When Ezekiel spoke of wheels within wheels, he might have had a vision of Illinois state politics in 2008. The legislature returns to Springfield today to sort out the mess created by Governor Rod Blagojevich and his pay-for-play attempts to sell Barack Obama’s open Senate seat. While the legislature debates impeachment and special elections, the Chicago Tribune points out the underlying political game between Pat Quinn and Lisa Madigan that may be driving their public positions on the scandal:
Illinois lawmakers return to the Capitol on Monday with plans to disarm and dislodge Democratic Gov. Rod Blagojevich, whose arrest in an alleged attempt to sell President-elect Barack Obama’s U.S. Senate seat has thrown state government up for grabs.
But with Republicans looking to turn the tables on Democrats who control the Statehouse, and disagreement among leaders over whether to proceed with impeachment and how to handle the Senate dilemma, the only certainty on the agenda is chaos.
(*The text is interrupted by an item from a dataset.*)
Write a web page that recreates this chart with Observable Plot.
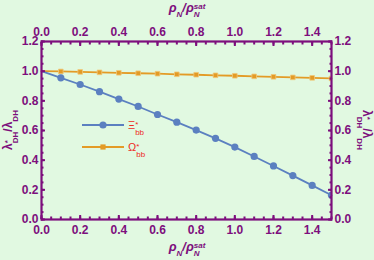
<!DOCTYPE html>
<html><head><meta charset="utf-8">
<script src="https://cdn.jsdelivr.net/npm/d3@7"></script>
<script src="https://cdn.jsdelivr.net/npm/@observablehq/plot@0.6"></script>
<style>
html,body{margin:0;padding:0;background:#e1f9e1;}
#c{position:relative;width:374px;height:260px;overflow:hidden;font-family:"Liberation Sans",Arial,sans-serif;}
.ttl{position:absolute;color:#7d0f7d;font-weight:bold;font-size:12px;white-space:nowrap;line-height:14px;}
.it{font-style:italic;}
.ss{display:inline-block;font-size:8px;line-height:8px;vertical-align:-6px;}
.ss span{display:block;}
.leg{position:absolute;color:#ee2a24;font-size:11px;white-space:nowrap;line-height:12px;}
</style></head>
<body><div id="c"></div>
<script>
// data
const densities = [0,0.1,0.2,0.3,0.4,0.5,0.6,0.7,0.8,0.9,1.0,1.1,1.2,1.3,1.4,1.5];
const xiValues = [1.0,0.955,0.91,0.862,0.812,0.762,0.708,0.656,0.603,0.547,0.488,0.425,0.361,0.296,0.23,0.163];
const omegaValues = [1.0,0.998,0.995,0.992,0.989,0.986,0.983,0.979,0.976,0.972,0.969,0.965,0.962,0.958,0.955,0.951];
const xMajorTicks = [0,0.2,0.4,0.6,0.8,1.0,1.2,1.4];
const xMinorTicks = d3.range(0,1.5001,0.05);
const yMajorTicks = [0,0.2,0.4,0.6,0.8,1.0,1.2];
const yMinorTicks = d3.range(0,1.2001,0.05);
const seriesNames = ["Xi","Omega"];

const purple = "#7d0f7d";
const blue = "#5b80c0";
const orange = "#e39b26";

const xi = densities.map((d,i)=>({x:d,y:xiValues[i]}));
const om = densities.map((d,i)=>({x:d,y:omegaValues[i]}));
const fmt = d3.format(".1f");

const plot = Plot.plot({
  width:374, height:260,
  marginLeft:41, marginRight:43, marginTop:41, marginBottom:41,
  style:{background:"transparent", color:purple, fontFamily:"Liberation Sans, Arial, sans-serif", fontSize:"12px", fontWeight:"bold"},
  x:{domain:[0,1.5]},
  y:{domain:[0,1.2]},
  marks:[
    Plot.line(om,{x:"x",y:"y",stroke:orange,strokeWidth:1.8}),
    Plot.dot(om.slice(1),{x:"x",y:"y",symbol:"square",r:2.6,fill:orange,stroke:"#f0c878",strokeWidth:0.8,clip:true}),
    Plot.line(xi,{x:"x",y:"y",stroke:blue,strokeWidth:1.8}),
    Plot.dot(xi.slice(1),{x:"x",y:"y",r:3.6,fill:blue,clip:true}),
    Plot.frame({stroke:purple,strokeWidth:2.2}),
    Plot.axisX({anchor:"bottom",ticks:xMajorTicks,tickSize:-4,tickPadding:10,tickFormat:fmt,stroke:purple,strokeWidth:2,fill:purple,label:null}),
    Plot.axisX({anchor:"top",ticks:xMajorTicks,tickSize:-4,tickPadding:10,tickFormat:fmt,stroke:purple,strokeWidth:2,fill:purple,label:null}),
    Plot.axisX({anchor:"bottom",ticks:xMinorTicks,tickSize:-2.5,tickFormat:()=>"",stroke:purple,strokeWidth:2,label:null}),
    Plot.axisX({anchor:"top",ticks:xMinorTicks,tickSize:-2.5,tickFormat:()=>"",stroke:purple,strokeWidth:2,label:null}),
    Plot.axisY({anchor:"left",ticks:yMajorTicks,tickSize:-4,tickPadding:7,tickFormat:fmt,stroke:purple,strokeWidth:2,fill:purple,label:null}),
    Plot.axisY({anchor:"right",ticks:yMajorTicks,tickSize:-4,tickPadding:7,tickFormat:fmt,stroke:purple,strokeWidth:2,fill:purple,label:null}),
    Plot.axisY({anchor:"left",ticks:yMinorTicks,tickSize:-2.5,tickFormat:()=>"",stroke:purple,strokeWidth:2,label:null}),
    Plot.axisY({anchor:"right",ticks:yMinorTicks,tickSize:-2.5,tickFormat:()=>"",stroke:purple,strokeWidth:2,label:null})
  ]
});
const c = document.getElementById("c");
c.appendChild(plot);
plot.style.position="absolute"; plot.style.left="0"; plot.style.top="0";

function addHTML(html, cls, css){
  const d=document.createElement("div"); d.className=cls; d.innerHTML=html;
  Object.assign(d.style,css); c.appendChild(d); return d;
}
const xTitle = "<span class=\"it\">ρ<span class=\"ss\" style=\"vertical-align:-5px\"><span>&nbsp;</span><span>N</span></span>/ρ<span class=\"ss\" style=\"vertical-align:-5px\"><span>sat</span><span>N</span></span></span>";
addHTML(xTitle,"ttl",{left:"187px",top:"10px",transform:"translate(-50%,-50%)",fontSize:"13px"});
addHTML(xTitle,"ttl",{left:"187px",top:"249px",transform:"translate(-50%,-50%)",fontSize:"13px"});
const yTitle = "λ<span class=\"ss\"><span>*</span><span>DH</span></span>/λ<span class=\"ss\"><span>&nbsp;</span><span>DH</span></span>";
addHTML(yTitle,"ttl",{left:"10px",top:"130px",transform:"translate(-50%,-50%) rotate(-90deg)"});
addHTML(yTitle,"ttl",{left:"364px",top:"130px",transform:"translate(-50%,-50%) rotate(90deg)"});

// legend
const legendItems = [
  {name:seriesNames[0], color:blue, label:"Ξ<span class=\"ss\"><span>*</span><span>bb</span></span>", sym:"circle", top:119},
  {name:seriesNames[1], color:orange, label:"Ω<span class=\"ss\"><span>*</span><span>bb</span></span>", sym:"square", top:141}
];
legendItems.forEach(it=>{
  const s = document.createElementNS("http://www.w3.org/2000/svg","svg");
  s.setAttribute("width","44"); s.setAttribute("height","12");
  Object.assign(s.style,{position:"absolute",left:"81px",top:(it.top)+"px"});
  s.innerHTML = `<line x1="1" x2="43" y1="6" y2="6" stroke="${it.color}" stroke-width="1.8"/>` +
    (it.sym==="circle" ? `<circle cx="22" cy="6" r="3.6" fill="${it.color}"/>` : `<rect x="19.4" y="3.4" width="5.2" height="5.2" fill="${it.color}"/>`);
  c.appendChild(s);
  addHTML(it.label,"leg",{left:"128px",top:(it.top)+"px"});
});
</script>
</body></html>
While that drama plays out, the Lieutenant Governor and the Attorney General have started their own pas de deux. Lt. Governor Quinn staked out his third position in the last week on the solution to the crisis yesterday. After first backing a special election and then deciding that he wanted to make the appointment himself, Quinn decided to have it both ways:
Quinn said he is considering legislation that would allow for a temporary appointment to the Senate to fill the Obama vacancy until a special election could be held. That’s somewhere between his first position in support of a special election and his second position that he should make the appointment if Blagojevich resigns or is tossed out through impeachment proceedings in the legislature.
Why make a temporary appointment at all, then? The entire process could piggyback on municipal elections and finish by April. The seat could remain vacant that long — hell, it remained all but vacant for the previous two years while Obama ran for President — and that would avoid any hint of back-room deals of the kind favored by Blagojevich for this “f*****g valuable thing”.
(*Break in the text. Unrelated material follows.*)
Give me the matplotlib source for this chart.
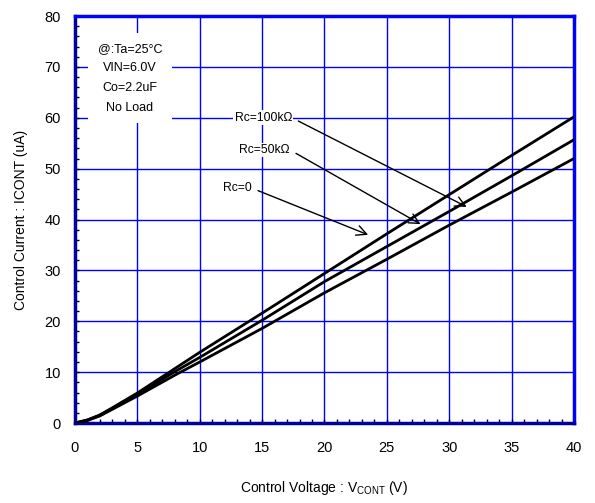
import matplotlib
matplotlib.use("Agg")
import matplotlib.pyplot as plt
from matplotlib.ticker import MultipleLocator

plt.rcParams['font.family'] = ['Liberation Sans', 'DejaVu Sans']
plt.rcParams['mathtext.fontset'] = 'custom'
plt.rcParams['mathtext.rm'] = 'Liberation Sans'

# control voltage (V)
vcont = [0, 1, 2, 3, 5, 8, 10, 15, 20, 25, 30, 35, 40]
# control current (uA) for each Rc
icont_100k = [0, 0.6, 1.6, 3.0, 5.9, 10.7, 13.9, 21.6, 29.4, 37.2, 44.9, 52.6, 60.2]
icont_50k = [0, 0.6, 1.5, 2.9, 5.6, 10.1, 12.9, 20.2, 27.8, 34.7, 41.6, 48.6, 55.7]
icont_0 = [0, 0.5, 1.4, 2.7, 5.3, 9.4, 12.0, 18.6, 25.6, 32.2, 38.9, 45.4, 52.0]

labels = ['Rc=100k\u03a9', 'Rc=50k\u03a9', 'Rc=0']
label_xy = [(15.1, 60.0), (15.2, 53.7), (13.0, 46.2)]
arrow_to = [(31.4, 42.5), (27.7, 39.1), (23.5, 37.0)]

cond_text = '@:Ta=25\u00b0C\nVIN=6.0V\nCo=2.2uF\nNo Load'

fig = plt.figure(figsize=(5.95, 5.03), dpi=100)
ax = fig.add_axes([0.126, 0.159, 0.8387, 0.809])

for yy in [icont_100k, icont_50k, icont_0]:
    ax.plot(vcont, yy, color='black', lw=2, zorder=3)

ax.set_xlim(0, 40)
ax.set_ylim(0, 80)
ax.xaxis.set_major_locator(MultipleLocator(5))
ax.xaxis.set_minor_locator(MultipleLocator(1))
ax.yaxis.set_major_locator(MultipleLocator(10))
ax.yaxis.set_minor_locator(MultipleLocator(2))
ax.grid(which='major', color='#0000ff', lw=1)
ax.tick_params(which='both', direction='in', length=3, width=1, color='black',
               top=False, right=False)
ax.tick_params(axis='x', which='major', pad=13, labelsize=10.5)
ax.tick_params(axis='y', which='major', pad=10, labelsize=10.5)

for side in ['top', 'right']:
    ax.spines[side].set_color('#0000ff')
    ax.spines[side].set_linewidth(2.5)
for side in ['left', 'bottom']:
    ax.spines[side].set_color('#00009a')
    ax.spines[side].set_linewidth(2.5)

ax.set_xlabel('Control Voltage : V$_{\\mathrm{CONT}}$ (V)', fontsize=10, labelpad=17)
ax.set_ylabel('Control Current : ICONT (uA)', fontsize=10, labelpad=12)

ax.text(4.4, 67.8, cond_text, ha='center', va='center', fontsize=9,
        linespacing=1.85,
        bbox=dict(facecolor='white', edgecolor='none', pad=7), zorder=4)

for lab, xy, to in zip(labels, label_xy, arrow_to):
    ax.annotate(lab, xy=to, xytext=xy, ha='center', va='center', fontsize=8.7,
                bbox=dict(facecolor='white', edgecolor='none', pad=1),
                arrowprops=dict(arrowstyle='->', color='black', lw=1,
                                relpos=(1, 0.5), shrinkA=4, shrinkB=0,
                                mutation_scale=18),
                zorder=4)

fig.savefig('out.png', dpi=100)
It turns out Quinn has someone in mind for the spot — and it’s none other than the AG who wants Blagojevich declared politically incompetent by the state Supreme Court. Quinn wants Blagojevich’s job for a much longer time than as a succession after impeachment, and Madigan might be his toughest opponent in the primaries:
Appointing Madigan to the Senate could give Quinn a clearer shot in the 2010 race for governor, in which she is expected to be a strong candidate with the backing of her father.
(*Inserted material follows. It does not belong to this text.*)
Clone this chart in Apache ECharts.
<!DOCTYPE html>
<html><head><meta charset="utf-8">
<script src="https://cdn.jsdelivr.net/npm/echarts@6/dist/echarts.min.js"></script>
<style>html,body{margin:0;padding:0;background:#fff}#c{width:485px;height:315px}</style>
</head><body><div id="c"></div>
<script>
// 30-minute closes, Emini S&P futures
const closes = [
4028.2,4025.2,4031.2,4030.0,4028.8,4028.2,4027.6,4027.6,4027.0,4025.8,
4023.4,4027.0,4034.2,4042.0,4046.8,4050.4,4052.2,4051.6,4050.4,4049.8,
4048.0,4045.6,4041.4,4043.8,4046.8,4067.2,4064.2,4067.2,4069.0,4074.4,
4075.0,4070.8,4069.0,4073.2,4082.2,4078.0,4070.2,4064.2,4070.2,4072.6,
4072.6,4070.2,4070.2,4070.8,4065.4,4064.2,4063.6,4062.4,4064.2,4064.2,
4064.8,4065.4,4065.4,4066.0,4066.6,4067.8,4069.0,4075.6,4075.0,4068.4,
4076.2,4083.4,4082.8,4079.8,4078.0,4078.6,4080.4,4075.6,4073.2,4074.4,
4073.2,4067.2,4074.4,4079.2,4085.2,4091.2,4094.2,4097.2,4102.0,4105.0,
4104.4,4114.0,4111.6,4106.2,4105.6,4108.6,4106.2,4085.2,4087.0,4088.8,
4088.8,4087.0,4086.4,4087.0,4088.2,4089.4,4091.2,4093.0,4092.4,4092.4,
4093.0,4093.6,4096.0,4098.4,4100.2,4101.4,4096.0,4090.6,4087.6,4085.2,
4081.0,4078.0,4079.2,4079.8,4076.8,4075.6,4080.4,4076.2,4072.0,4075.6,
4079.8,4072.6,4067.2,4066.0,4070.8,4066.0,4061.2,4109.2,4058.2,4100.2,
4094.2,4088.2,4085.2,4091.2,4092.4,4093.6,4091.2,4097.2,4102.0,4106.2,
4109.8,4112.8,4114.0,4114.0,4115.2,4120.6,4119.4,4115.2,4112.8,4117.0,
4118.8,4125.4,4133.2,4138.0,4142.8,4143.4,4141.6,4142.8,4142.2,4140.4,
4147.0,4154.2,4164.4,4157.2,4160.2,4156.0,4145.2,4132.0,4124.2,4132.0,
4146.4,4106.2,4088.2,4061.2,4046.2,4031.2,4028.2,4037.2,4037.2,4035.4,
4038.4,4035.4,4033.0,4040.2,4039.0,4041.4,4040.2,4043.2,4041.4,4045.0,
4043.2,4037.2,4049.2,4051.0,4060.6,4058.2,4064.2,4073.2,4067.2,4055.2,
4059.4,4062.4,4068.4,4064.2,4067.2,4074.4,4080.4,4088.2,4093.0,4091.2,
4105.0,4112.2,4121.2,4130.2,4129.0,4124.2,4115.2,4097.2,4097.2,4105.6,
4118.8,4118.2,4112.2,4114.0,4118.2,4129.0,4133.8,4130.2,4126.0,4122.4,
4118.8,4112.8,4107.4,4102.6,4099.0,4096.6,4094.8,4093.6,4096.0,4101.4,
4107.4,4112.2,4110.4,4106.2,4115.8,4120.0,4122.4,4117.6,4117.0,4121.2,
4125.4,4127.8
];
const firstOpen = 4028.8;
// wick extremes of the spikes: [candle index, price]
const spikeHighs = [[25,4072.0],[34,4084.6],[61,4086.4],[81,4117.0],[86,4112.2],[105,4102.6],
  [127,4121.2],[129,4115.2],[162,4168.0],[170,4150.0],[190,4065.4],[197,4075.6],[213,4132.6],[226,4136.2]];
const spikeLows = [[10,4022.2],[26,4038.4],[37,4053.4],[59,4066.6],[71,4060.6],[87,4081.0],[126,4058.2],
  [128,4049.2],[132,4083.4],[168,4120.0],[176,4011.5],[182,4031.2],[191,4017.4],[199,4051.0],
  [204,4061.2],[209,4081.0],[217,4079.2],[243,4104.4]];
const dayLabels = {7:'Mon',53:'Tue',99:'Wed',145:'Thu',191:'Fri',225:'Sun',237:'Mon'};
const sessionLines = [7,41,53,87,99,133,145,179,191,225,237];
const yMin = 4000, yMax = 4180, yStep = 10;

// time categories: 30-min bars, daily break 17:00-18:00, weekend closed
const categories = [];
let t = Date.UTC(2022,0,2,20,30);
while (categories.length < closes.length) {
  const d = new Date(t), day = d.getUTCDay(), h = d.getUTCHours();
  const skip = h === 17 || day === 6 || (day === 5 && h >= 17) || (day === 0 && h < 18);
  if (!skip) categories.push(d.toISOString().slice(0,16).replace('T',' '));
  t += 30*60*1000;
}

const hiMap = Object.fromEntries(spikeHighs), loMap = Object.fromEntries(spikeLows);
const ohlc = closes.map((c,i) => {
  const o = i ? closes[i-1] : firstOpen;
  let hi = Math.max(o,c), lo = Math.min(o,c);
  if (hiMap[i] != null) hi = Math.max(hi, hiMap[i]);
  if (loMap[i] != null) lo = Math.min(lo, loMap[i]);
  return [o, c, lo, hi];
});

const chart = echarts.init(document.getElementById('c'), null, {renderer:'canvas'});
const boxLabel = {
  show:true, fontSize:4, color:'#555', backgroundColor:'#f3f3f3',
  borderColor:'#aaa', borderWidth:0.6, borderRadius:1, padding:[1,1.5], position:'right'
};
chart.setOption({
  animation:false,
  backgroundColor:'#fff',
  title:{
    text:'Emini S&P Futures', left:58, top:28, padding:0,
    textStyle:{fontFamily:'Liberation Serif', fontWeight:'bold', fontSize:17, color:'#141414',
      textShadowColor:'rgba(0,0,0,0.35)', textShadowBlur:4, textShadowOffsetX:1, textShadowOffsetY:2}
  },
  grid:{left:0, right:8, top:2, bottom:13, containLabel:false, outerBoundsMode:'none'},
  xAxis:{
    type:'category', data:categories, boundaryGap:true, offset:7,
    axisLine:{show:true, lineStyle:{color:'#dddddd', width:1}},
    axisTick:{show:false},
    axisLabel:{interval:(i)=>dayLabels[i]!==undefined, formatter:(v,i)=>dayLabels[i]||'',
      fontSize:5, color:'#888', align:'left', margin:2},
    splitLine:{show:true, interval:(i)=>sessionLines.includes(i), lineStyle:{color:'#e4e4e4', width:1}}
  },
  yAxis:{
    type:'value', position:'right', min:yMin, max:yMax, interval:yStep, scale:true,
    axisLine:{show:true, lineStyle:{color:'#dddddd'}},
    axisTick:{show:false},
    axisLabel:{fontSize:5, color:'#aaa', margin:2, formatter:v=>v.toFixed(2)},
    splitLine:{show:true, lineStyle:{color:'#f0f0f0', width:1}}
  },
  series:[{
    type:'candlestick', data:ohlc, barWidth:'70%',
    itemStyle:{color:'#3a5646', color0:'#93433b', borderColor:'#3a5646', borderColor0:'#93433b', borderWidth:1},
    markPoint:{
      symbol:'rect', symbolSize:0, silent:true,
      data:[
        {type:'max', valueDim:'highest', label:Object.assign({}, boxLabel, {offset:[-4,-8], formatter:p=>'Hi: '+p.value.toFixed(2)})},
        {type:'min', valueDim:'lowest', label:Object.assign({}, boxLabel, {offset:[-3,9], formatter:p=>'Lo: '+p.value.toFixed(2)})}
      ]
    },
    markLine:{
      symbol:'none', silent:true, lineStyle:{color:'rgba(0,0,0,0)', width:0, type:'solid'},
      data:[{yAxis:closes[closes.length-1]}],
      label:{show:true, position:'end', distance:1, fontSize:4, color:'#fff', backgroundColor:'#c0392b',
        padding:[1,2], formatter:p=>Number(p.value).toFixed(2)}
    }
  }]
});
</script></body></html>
As long as he has the interests of Illinois voters in mind, eh? Illinois needs a special election for the Senate seat just to get the fingers of Machine politics off of it. Afterwards, Illinois needs to clean house entirely, getting rid of their entrenched political interests and starting over. Calling this sewer “The Land of Lincoln” is a bad joke. If Illinois voters aren’t inclined to make the kind of necessary changes, can they change the license plates to read, “The Land of Capone”? It’s certainly a more accurate description.